Entre tes yeux et les images que j'y vois* (a sentimental choice)
Jean Claracq, Cecilia Granara, Miryam Haddad, Nathanaëlle Herbelin, Simon Martin, Madeleine Roger-Lacan, Christine Safa, Elené Shatberashvili.
Curated by Anaël Pigeat and Sophie Vigourous
A group of artists who look at each other and talk to each other, it’s a lifelong phenomenon. What gave us the desire to bring together these nine painters, and to continue a series of exhibitions initiated in 2019, is to question the way in which forms are created today, not only in the solitude of the studio, but also by looks, by words or by affinities. They have in common a practice of painting where images have their place. In their paintings, they assume their emotions and their pleasures, their desires and their claims, carried by a humanity devoid of cynicism. What binds them together is also their shared life, the organic and fluid relationships they have with each other. They are a portrait of a generation.

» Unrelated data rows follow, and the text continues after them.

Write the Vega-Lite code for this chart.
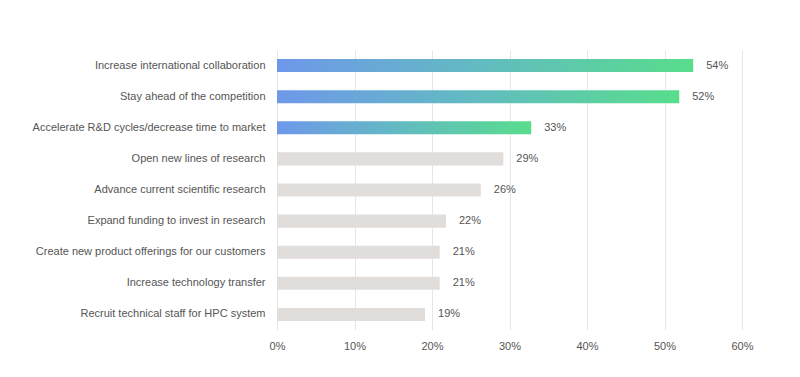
{
  "$schema": "https://vega.github.io/schema/vega-lite/v6.json",
  "autosize": "none",
  "width": 465,
  "height": 280,
  "padding": {"left": 277, "top": 50, "right": 58, "bottom": 47},
  "background": "white",
  "config": {
    "font": "Liberation Sans",
    "view": {"stroke": null},
    "axis": {"labelColor": "#555555", "labelFontSize": 11, "domain": false, "ticks": false}
  },
  "data": {
    "values": [
      {"cat": "Increase international collaboration", "v": 0.537, "label": "54%", "top": true},
      {"cat": "Stay ahead of the competition", "v": 0.519, "label": "52%", "top": true},
      {"cat": "Accelerate R&D cycles/decrease time to market", "v": 0.328, "label": "33%", "top": true},
      {"cat": "Open new lines of research", "v": 0.292, "label": "29%", "top": false},
      {"cat": "Advance current scientific research", "v": 0.263, "label": "26%", "top": false},
      {"cat": "Expand funding to invest in research", "v": 0.218, "label": "22%", "top": false},
      {"cat": "Create new product offerings for our customers", "v": 0.21, "label": "21%", "top": false},
      {"cat": "Increase technology transfer", "v": 0.21, "label": "21%", "top": false},
      {"cat": "Recruit technical staff for HPC system", "v": 0.191, "label": "19%", "top": false}
    ]
  },
  "encoding": {
    "y": {"field": "cat", "type": "nominal", "title": null,
          "scale": {"paddingInner": 0.58, "paddingOuter": 0.29,
            "domain": ["Increase international collaboration", "Stay ahead of the competition", "Accelerate R&D cycles/decrease time to market", "Open new lines of research", "Advance current scientific research", "Expand funding to invest in research", "Create new product offerings for our customers", "Increase technology transfer", "Recruit technical staff for HPC system"]},
          "axis": {"labelPadding": 12, "grid": false, "labelLimit": 400}},
    "x": {"field": "v", "type": "quantitative", "title": null,
          "scale": {"domain": [0, 0.6], "nice": false},
          "axis": {"format": ".0%", "values": [0, 0.1, 0.2, 0.3, 0.4, 0.5, 0.6], "grid": true, "gridColor": "#e6e6e6", "labelPadding": 10, "labelFlush": false}}
  },
  "layer": [
    {
      "transform": [{"filter": "!datum.top"}],
      "mark": {"type": "bar", "color": "#e1dddb"}
    },
    {
      "transform": [{"filter": "datum.top"}],
      "mark": {"type": "bar", "color": {"gradient": "linear", "x1": 0, "y1": 0, "x2": 1, "y2": 0,
        "stops": [{"offset": 0, "color": "#6e98ea"}, {"offset": 0.5, "color": "#62bcc0"}, {"offset": 1, "color": "#58dd8c"}]}}
    },
    {
      "mark": {"type": "text", "align": "left", "dx": 13, "fontSize": 11, "color": "#555555"},
      "encoding": {"text": {"field": "label"}}
    }
  ]
}
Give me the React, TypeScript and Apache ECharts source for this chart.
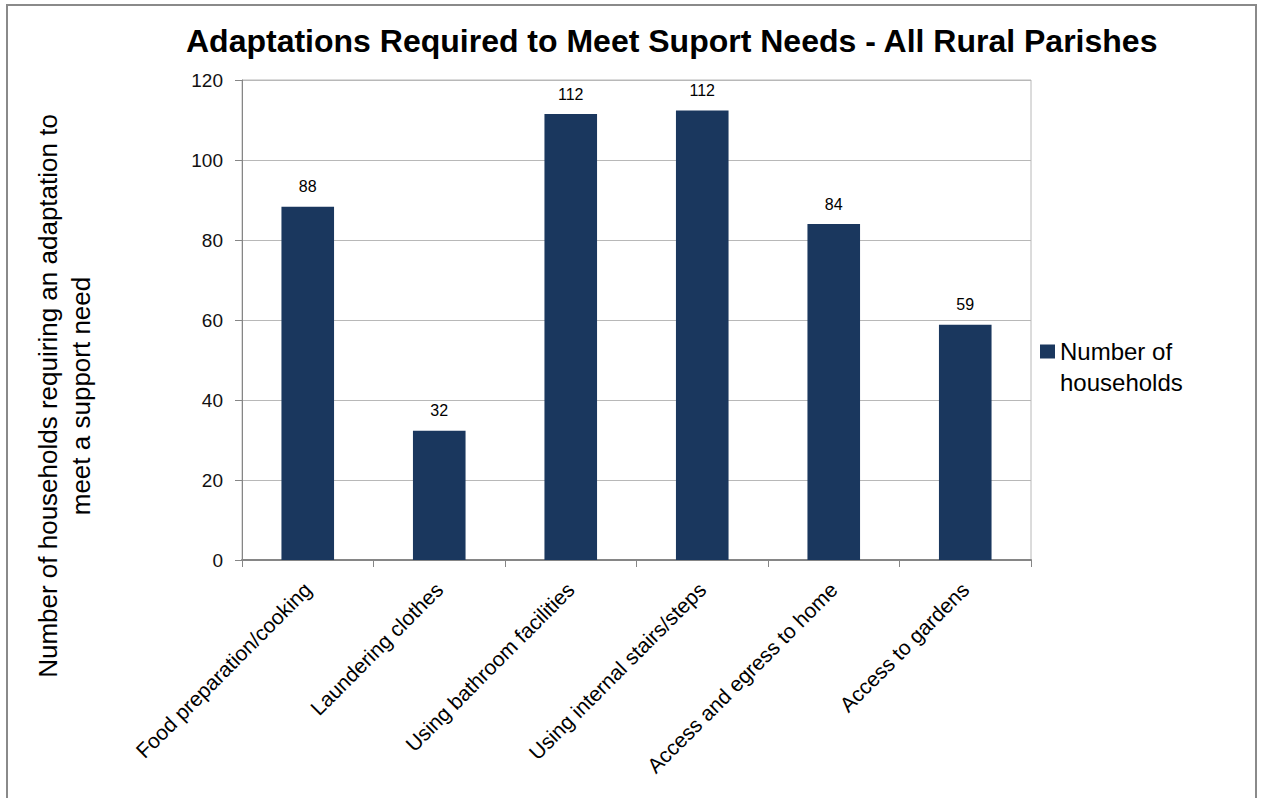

One with the other, one next to the other, their works are first of all diverse. Jean Claracq paints the contemporary world in the format of medieval illuminations, mixing images of history and bodies of today. Miryam Haddad’s paintings are a plunge into matter and color. Her images emerge gradually, like tales that resonate with the violence of the world as it is. Cecilia Granara paints the love of imaginary bodies in chimerical scenes with bright colors that are as many commitments for the representation of women. With her images of everyday life, Nathanaëlle Herbelin shows intimate bodies and political landscapes made on the spot or from her memory, paintings with a tone that is both contemporary and timeless. By posing those he loves, by representing immobile, often languid figures, Simon Martin conducts research on color and pigments. He uses the strength of light tones, and plays with the revelation of forms in a painting of nuance. Bunch of legs, disarticulated arms, humanoid pizzas and doughnut buoys… Madeleine Roger-Lacan’s acidulous universe invites you to be carried away by dreams and fantasies. With games of pigments, binders and materials that she prepares with care, Christine Safa paints the light of her childhood in Lebanon, images that she transforms into landscapes and mythical bodies. In an atmosphere of melancholy, Elené Shatberashvili paints individuals and silent communities. These are images of memory populated by solitudes. Finally, Apolonia Sokol’s painting is driven by struggles against all kinds of discrimination. The rigor of her compositions translates the power of the messages she carries.
In the flood of images that surrounds us, we propose to visitors a suspended moment, a singular and concentrated experience of these paintings, a face-to-face encounter with their painting. We have decided to show only one painting by each artist, the one that together we have considered as emblematic at this moment of their career, in their nascent maturity. A set of notebooks, drawings, notes, studio photographs and video images complete the perception we want to give of these artists. Some of their personal libraries also reflect their mental landscapes.
Anaël Pigeat and Sophie Vigourous
*The title is a quote from Paul Eluard’s collection, « Les Yeux fertiles ».